The Iraq war has been pushed to the back burner recently. Presumptions about the success of the 'surge' have helped sideline the war as a major media story and even a predominant election issue.
In a recent article on the outcome of Bush's Iraq 'surge,' Susan Webb of the People's World reports that the positive picture presented in the US media and by the Bush administration is based on shaky realities.
According to Webb's reporting, one main factor for the recent developments in Iraq has been a number of deals between US military forces and Sunni groups formerly hostile to the US presence.
According to several media accounts, US military commanders have hired up to 100,000 Sunni Iraqis, promised to pay them $300 per month, and organized them into groups called Awakening Councils or Concerned Local Citizens.
Many of these individuals are former insurgents, former supporters of Saddam Hussein, and Sunnis who are deeply afraid of Shi'ite control of their country.
According to Webb, 'many Iraqis are suspicious of the motives of some of these groups, and there is growing concern that that the US is in effect setting them up as private militias outside government control.'
These under-reported facts have caused people in the US military community to express grave concerns about the apparent success of the 'surge.'
Gen. Barry McCaffrey, a retired Army General and former Clinton administration appointee, recently told National Public Radio, 'The least important aspect of the so-called change in strategy was the surge.'
McCaffrey's assessment contrasts sharply with the optimistic report delivered to Congress by the Bush administration last September. Speaking for the White House, Iraq Commander Gen. David Petraeus claimed that reduced violence resulted from increased troop numbers.
Retired Army Col. Douglas Macgregor also told NPR that until the payments were made to Sunni groups, 'the surge was simply providing more targets for the insurgents to shoot at' and warned that the result will be to create a parallel military force in Iraq that is made up almost entirely of Sunni Muslims.
And while Sunni groups have accepted the payments, arms, and organization for their own purposes, Shi'ite political leaders aren't viewing these developments without concern.
Macgregor added that rather than generating the conditions for a political reconciliation this situation could result in entrenched sectarian conflict. Indeed, the 'surge' tactics are likely blocking the very reconciliation they were designed to promote.
Macgregor says, 'We have facilitated, whether on purpose or inadvertently, the division of the country. We are capitalizing on that now, and we are creating new militias out of Sunni insurgents. We're calling them concerned citizens and guardians. These people are not our friends, they do not like us, they do not want us in the country. Their goal is unchanged.'
Additionally, the occupation has enforced a segregation of the major religious sects.
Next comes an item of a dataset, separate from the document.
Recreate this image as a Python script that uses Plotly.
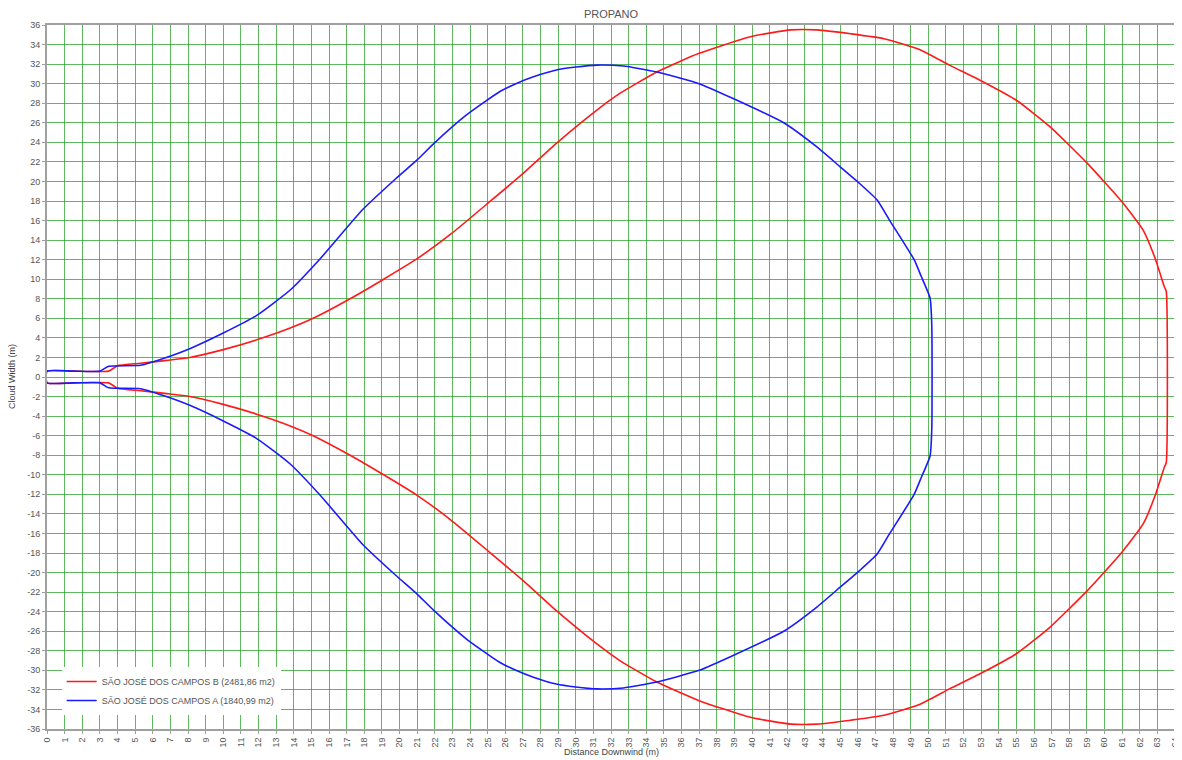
import plotly.graph_objects as go

# Upper half of each cloud footprint (x in m downwind, y = half width in m)
b_x = [0, 1.5, 3.5, 4.0, 5.3, 6.8, 8.1, 10.0, 11.9, 13.8, 15.1, 17.2, 19.1, 21.0, 22.9, 25.1,
       27.0, 28.9, 31.2, 32.5, 34.6, 37.0, 39.9, 42.2, 43.7, 45.6, 47.5, 49.5, 51.2, 53.1,
       55.0, 56.9, 59.0, 61.0, 62.2, 62.9, 63.4, 63.5]
b_y = [0.6, 0.6, 0.6, 1.15, 1.4, 1.7, 2.0, 2.8, 3.8, 5.0, 6.0, 8.0, 10.0, 12.1, 14.6, 17.9,
       20.8, 23.9, 27.3, 29.0, 31.2, 33.1, 34.8, 35.5, 35.5, 35.1, 34.6, 33.5, 31.9, 30.2,
       28.3, 25.6, 21.9, 17.9, 15.0, 12.0, 9.2, 8.8]

a_x = [0, 1.5, 3.0, 3.5, 5.3, 6.6, 8.1, 10.0, 11.9, 13.8, 15.5, 17.9, 19.8, 21.0, 21.9, 23.8,
       25.7, 26.6, 27.6, 28.9, 30.0, 31.2, 32.7, 34.6, 37.0, 38.9, 41.8, 43.7, 45.0,
       46.1, 47.1, 47.8, 49.2, 49.6, 50.1, 50.2]
a_y = [0.6, 0.6, 0.6, 1.1, 1.2, 1.9, 2.9, 4.5, 6.3, 8.9, 12.1, 17.1, 20.3, 22.2, 23.8, 26.8,
       29.2, 30.0, 30.7, 31.4, 31.7, 31.9, 31.8, 31.2, 30.0, 28.5, 26.0, 23.5, 21.5,
       19.8, 18.1, 16.05, 12.0, 10.3, 8.1, 5.3]

name_b = "SÃO JOSÉ DOS CAMPOS B (2481,86 m2)"
name_a = "SÃO JOSÉ DOS CAMPOS A (1840,99 m2)"

x_ticks = list(range(0, 65))
y_ticks = list(range(-36, 37, 2))


def closed(xs, ys):
    # upper edge left->right, then the (symmetric) lower edge right->left, closed
    cx = xs + xs[::-1] + [xs[0]]
    cy = ys + [-v for v in ys[::-1]] + [ys[0]]
    return cx, cy


bx, by = closed(b_x, b_y)
ax_, ay_ = closed(a_x, a_y)

fig = go.Figure()
fig.add_trace(go.Scatter(x=bx, y=by, mode="lines", name=name_b,
                         line=dict(color="#ff1a1a", width=1.6, shape="spline", smoothing=0.5)))
fig.add_trace(go.Scatter(x=ax_, y=ay_, mode="lines", name=name_a,
                         line=dict(color="#1a1aff", width=1.6, shape="spline", smoothing=0.5)))

# The page body has an 8px margin, so the figure is offset by (8, 8) in the window.
W, H = 1174, 752
grid = "rgba(40,160,40,0.75)"
fig.update_layout(
    width=W, height=H,
    margin=dict(l=39, r=7, t=17, b=31, autoexpand=False),
    paper_bgcolor="white", plot_bgcolor="white",
    font=dict(family="Liberation Sans, Arial, sans-serif", size=9, color="#444"),
    title=dict(text="PROPANO", x=(39 + 1167) / 2 / W, xanchor="center",
               y=1 - 6 / H, yanchor="middle",
               font=dict(size=11, color="#555")),
    showlegend=True,
    legend=dict(x=0.013, y=0.088, xanchor="left", yanchor="top",
                bgcolor="white", borderwidth=0,
                font=dict(size=9, color="#555"),
                itemwidth=30, tracegroupgap=0),
    xaxis=dict(range=[0, 64], tickmode="array", tickvals=x_ticks,
               ticktext=[str(v) for v in x_ticks], tickangle=-90, automargin=False,
               showgrid=True, gridcolor=grid, gridwidth=1,
               zeroline=False, showline=True, linecolor="#a0a0a0", linewidth=2,
               mirror=True, ticks="outside", ticklen=3, tickcolor="#a0a0a0",
               tickfont=dict(size=9, color="#555")),
    yaxis=dict(range=[-36, 36], tickmode="array", tickvals=y_ticks,
               ticktext=[str(v) for v in y_ticks], automargin=False,
               showgrid=True, gridcolor=grid, gridwidth=1,
               zeroline=False, showline=True, linecolor="#a0a0a0", linewidth=2,
               mirror=True, ticks="outside", ticklen=3, tickcolor="#a0a0a0",
               tickfont=dict(size=9, color="#555")),
)

fig.add_annotation(text="Distance Downwind (m)", xref="paper", yref="paper",
                   x=0.5, y=-0.033, xanchor="center", yanchor="middle",
                   showarrow=False, font=dict(size=9, color="#444"))
fig.add_annotation(text="Cloud Width (m)", xref="paper", yref="paper",
                   x=-35 / 1128, y=0.5, xanchor="center", yanchor="middle",
                   textangle=-90, showarrow=False, font=dict(size=9, color="#444"))

fig.write_html("out.html")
Salam Ali, a spokesperson for the Iraqi Communist Party, reports Webb, notes that the forced segregation of different parts of the country and 'violent ethnic cleansing' as created 'a kind of negative stability, with several million Iraqis displaced from their homes.'
Four of the Democratic presidential candidates in a recent ABC debate in New Hampshire also expressed skepticism about the success of the 'surge,' though none of them addressed the behind-the-scenes details.
Mainly they criticized the Iraqi government for failing to build political reconciliation and overcome sectarian conflict. But they each agreed that the occupation of Iraq has to come to an end.
Sen. Hillary Clinton expressed optimism about the success of the US military but warned 'there has not been a willingness on the part of the Iraqi government to do what the surge was intended to do to push them to begin to make the tough decisions.'
Gov. Bill Richardson agreed, saying 'The policy is a massive failure.' Richardson added that political solutions have not been reached and sacrificing US soldiers is too high a price for the waiting game.
Richardson linked the failure of the policy and the cost in lives in treasure to US domestic policy. 'Until we end this war,' he concluded, 'we cannot talk about the issues that need to be dealt with here: universal health care, improving schools, bringing people together.'
Sen. Barack Obama asserted, 'The bar of success has become so low that we have lost perspective on what should be our long-term national interest.' Despite the 'surge' and reduction in violence, nothing has improved. 'We are back where we started two years ago,' he said.
John Edwards added that redeployment out of Iraq is the best choice. He cited reduced violence in areas British troops have left from in the South as evidence that withdrawal need not lead to renewed conflict.